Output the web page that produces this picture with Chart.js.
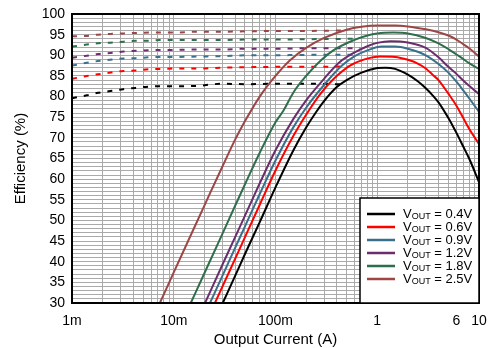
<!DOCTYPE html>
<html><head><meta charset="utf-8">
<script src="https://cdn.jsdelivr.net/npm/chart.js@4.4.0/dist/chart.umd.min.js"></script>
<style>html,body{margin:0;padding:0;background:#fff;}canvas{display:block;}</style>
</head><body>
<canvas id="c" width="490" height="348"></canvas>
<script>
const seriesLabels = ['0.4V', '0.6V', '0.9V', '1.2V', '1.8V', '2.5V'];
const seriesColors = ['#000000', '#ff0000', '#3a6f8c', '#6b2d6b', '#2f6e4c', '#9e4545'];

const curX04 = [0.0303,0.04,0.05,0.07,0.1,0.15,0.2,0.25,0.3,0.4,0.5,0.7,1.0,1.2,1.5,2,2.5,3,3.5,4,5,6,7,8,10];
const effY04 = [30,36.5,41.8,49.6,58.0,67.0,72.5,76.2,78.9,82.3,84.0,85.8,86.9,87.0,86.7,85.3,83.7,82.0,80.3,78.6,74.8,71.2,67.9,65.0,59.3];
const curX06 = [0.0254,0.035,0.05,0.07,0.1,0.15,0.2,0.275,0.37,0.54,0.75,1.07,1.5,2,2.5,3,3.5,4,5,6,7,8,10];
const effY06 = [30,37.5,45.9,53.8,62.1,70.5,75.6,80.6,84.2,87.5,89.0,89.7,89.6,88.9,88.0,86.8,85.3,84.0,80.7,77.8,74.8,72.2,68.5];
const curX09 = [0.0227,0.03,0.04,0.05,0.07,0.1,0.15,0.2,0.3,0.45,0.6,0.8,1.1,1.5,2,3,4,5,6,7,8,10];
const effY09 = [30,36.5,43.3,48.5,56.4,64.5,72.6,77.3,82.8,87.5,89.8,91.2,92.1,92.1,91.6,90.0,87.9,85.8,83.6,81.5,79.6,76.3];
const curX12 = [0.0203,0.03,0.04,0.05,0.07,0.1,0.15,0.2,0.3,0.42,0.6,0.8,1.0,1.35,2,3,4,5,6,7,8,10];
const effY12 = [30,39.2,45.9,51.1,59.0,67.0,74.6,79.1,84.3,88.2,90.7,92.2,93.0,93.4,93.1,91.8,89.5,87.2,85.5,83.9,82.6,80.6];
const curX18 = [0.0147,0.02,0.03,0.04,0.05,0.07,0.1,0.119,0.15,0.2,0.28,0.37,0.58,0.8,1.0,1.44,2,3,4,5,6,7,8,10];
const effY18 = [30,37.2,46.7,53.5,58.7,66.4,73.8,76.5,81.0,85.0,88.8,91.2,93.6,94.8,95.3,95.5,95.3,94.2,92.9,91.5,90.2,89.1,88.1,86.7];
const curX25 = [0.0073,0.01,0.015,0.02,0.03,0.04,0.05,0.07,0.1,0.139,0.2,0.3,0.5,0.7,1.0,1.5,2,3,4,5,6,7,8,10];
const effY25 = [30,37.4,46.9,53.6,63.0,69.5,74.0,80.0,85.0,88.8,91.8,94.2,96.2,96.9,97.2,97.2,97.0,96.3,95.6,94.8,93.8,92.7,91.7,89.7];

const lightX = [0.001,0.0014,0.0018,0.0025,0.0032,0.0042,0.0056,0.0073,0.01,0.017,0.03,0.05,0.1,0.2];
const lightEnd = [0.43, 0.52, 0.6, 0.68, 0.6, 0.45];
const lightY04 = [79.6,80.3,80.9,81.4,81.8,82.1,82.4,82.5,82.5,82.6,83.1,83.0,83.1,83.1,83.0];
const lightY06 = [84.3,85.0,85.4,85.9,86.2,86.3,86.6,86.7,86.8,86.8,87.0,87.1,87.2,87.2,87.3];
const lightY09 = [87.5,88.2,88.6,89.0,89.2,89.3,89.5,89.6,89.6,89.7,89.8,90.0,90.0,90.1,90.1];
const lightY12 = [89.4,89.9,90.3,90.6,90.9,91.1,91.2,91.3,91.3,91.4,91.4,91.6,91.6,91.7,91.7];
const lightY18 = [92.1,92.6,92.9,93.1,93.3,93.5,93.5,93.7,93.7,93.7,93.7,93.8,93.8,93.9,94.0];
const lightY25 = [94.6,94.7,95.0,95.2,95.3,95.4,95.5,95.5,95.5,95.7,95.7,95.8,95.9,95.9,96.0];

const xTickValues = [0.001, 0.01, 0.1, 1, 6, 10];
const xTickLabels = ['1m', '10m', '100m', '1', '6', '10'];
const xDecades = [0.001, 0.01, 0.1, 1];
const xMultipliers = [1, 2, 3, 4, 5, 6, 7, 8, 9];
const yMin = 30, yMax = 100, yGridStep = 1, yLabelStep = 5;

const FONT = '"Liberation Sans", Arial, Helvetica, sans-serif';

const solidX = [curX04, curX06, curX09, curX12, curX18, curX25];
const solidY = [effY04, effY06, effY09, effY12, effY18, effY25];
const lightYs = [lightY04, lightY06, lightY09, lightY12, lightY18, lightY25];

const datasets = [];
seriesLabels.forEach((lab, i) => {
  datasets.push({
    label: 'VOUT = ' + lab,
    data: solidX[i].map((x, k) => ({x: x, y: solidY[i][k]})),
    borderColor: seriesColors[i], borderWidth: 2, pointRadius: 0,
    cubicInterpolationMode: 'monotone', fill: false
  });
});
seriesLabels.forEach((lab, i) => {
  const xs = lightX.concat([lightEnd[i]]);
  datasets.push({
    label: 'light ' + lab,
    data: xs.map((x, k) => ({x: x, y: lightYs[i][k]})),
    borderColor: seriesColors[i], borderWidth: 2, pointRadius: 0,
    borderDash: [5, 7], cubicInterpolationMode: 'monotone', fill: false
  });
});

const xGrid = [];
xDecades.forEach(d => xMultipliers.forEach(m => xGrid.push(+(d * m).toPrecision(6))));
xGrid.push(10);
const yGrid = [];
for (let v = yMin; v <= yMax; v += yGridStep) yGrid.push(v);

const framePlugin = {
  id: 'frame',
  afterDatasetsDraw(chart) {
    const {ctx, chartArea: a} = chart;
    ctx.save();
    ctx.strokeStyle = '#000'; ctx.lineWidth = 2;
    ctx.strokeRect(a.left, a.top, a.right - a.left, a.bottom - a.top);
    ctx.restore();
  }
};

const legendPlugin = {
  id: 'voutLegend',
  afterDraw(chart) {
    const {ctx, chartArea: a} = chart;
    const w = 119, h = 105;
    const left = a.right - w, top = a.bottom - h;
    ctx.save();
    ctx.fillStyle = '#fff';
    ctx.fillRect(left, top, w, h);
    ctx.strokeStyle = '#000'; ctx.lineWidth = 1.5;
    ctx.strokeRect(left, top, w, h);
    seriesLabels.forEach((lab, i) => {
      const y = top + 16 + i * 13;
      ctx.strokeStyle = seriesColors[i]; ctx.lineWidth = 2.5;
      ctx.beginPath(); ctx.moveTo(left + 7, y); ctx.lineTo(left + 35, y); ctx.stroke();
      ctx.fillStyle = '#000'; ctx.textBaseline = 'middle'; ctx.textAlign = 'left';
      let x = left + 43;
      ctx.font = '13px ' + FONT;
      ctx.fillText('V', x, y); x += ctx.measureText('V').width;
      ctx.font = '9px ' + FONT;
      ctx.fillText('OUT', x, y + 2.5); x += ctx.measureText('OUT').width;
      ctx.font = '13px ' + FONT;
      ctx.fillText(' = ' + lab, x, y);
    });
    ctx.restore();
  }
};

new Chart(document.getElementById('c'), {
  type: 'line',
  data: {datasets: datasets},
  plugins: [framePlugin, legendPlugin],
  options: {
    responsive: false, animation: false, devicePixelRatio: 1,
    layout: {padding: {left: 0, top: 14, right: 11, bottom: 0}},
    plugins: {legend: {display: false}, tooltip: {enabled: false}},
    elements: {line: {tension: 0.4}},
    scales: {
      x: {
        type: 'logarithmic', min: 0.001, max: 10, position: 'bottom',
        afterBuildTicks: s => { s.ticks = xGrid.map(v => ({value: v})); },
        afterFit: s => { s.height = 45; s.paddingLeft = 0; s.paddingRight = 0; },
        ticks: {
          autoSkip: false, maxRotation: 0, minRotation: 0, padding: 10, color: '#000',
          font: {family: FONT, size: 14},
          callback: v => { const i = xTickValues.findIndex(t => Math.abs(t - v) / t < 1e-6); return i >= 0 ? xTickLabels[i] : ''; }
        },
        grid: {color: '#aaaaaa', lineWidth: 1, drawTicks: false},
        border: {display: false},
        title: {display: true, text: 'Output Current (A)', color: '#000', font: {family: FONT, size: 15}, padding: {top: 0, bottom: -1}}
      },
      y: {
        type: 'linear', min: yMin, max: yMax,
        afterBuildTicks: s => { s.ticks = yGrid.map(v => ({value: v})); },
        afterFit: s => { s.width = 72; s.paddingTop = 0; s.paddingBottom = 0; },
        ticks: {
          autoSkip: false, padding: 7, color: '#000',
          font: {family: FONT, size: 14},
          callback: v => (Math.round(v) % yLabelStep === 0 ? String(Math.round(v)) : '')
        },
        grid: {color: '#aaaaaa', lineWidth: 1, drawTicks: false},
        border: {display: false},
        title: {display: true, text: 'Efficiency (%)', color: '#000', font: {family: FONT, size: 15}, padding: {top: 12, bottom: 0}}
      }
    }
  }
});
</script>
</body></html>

__Given instruction__:
Which lines in the data above contain "Output"? Show each one.

__Answer to the exercise__:
Output the web page that produces this picture with Chart.js.
        title: {display: true, text: 'Output Current (A)', color: '#000', font: {family: FONT, size: 15}, padding: {top: 0, bottom: -1}}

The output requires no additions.